Here is a list of important definitions:
(a) “Attorney-in-fact” means a person granted authority to act for the principal in a power of attorney, regardless of whether the person is known as an attorney-in-fact or agent, or by some other term.
(b) “Attorney-in-fact” includes a successor or alternate attorney-in-fact and a person delegated authority by an attorney-in-fact.
“Durable power of attorney” means a power of attorney that satisfies the requirements for durability provided in Section 4124.
This generally means that the power of attorney is not affected by the subsequent disability of the principal. It is Durable as it lasts beyond incapacity. However, the principal must be competent when he or she signs or executes it.
“Power of attorney” means a written instrument, however denominated, that is executed by a natural person having the capacity to contract and that grants authority to an attorney-in-fact. A power of attorney may be durable or nondurable.
“Principal” means a natural person who executes a power of attorney.

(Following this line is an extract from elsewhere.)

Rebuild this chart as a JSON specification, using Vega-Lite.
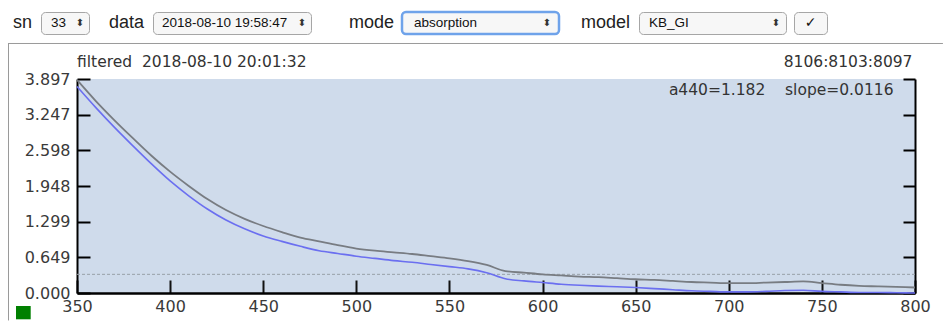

“Springing power of attorney” means a power of attorney that by its terms becomes effective at a specified future time or on the occurrence of a specified future event or contingency, including, but not limited to, the subsequent incapacity of the principal. A springing power of attorney may be a durable power of attorney or a nondurable power of attorney.
“Third person” means any person other than the principal or attorney-in-fact.